Why This Matters More Than You Think

Here's what excites me about this update from a small brand perspective: it removes the chicken-and-egg problem.

Before, small brands couldn't justify $2,300/month for Plus when they only had a handful of wholesale inquiries. But they couldn't grow wholesale without proper B2B tools. So those inquiries went unanswered, or got handled through clunky manual processes — emailing price lists, creating draft orders by hand, chasing payments via invoice.

Now you can say yes to that first wholesale inquiry with a professional setup that takes an hour to configure. The retailer or boutique gets a proper B2B buying experience. You get automated payment terms and order management. And if wholesale takes off, you scale up — more catalogs, more companies, eventually Plus if the numbers justify it.
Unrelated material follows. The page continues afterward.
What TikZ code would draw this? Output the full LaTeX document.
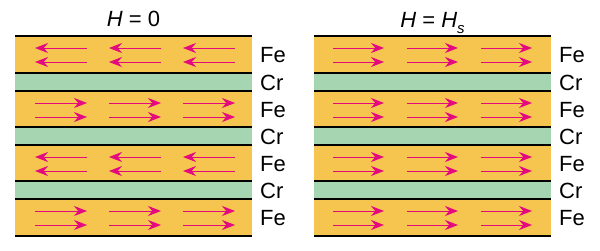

Pair this with a solid customer retention strategy and a loyalty program on the DTC side, and you've got two revenue engines running from the same Shopify store.

Merchants using Shopify's B2B features have seen up to a 33% increase in self-serve orders within six months and a 20% boost in reorder frequency. Those numbers compound fast.

The Move to Make This Week

If you've been fielding wholesale inquiries and handling them manually — or worse, turning them away — set up B2B this week. Here's your priority list:

  1. Enable B2B in Settings

  2. Create your first company profile for your most reliable wholesale buyer

  3. Build a single catalog with your wholesale pricing

  4. Set Net 30 payment terms

  5. Send your buyer their login and let them place their first order

You don't need 10 catalogs or complex tiered pricing to start. You need one wholesale buyer placing orders through your store instead of through email chains and spreadsheets.

The tools are free. The setup takes an hour. And with AI shopping agents now recommending products based on fit rather than ad spend, having both a DTC and wholesale channel makes your brand more discoverable across every buying surface.

The only question is whether you'll use them before your competitors do.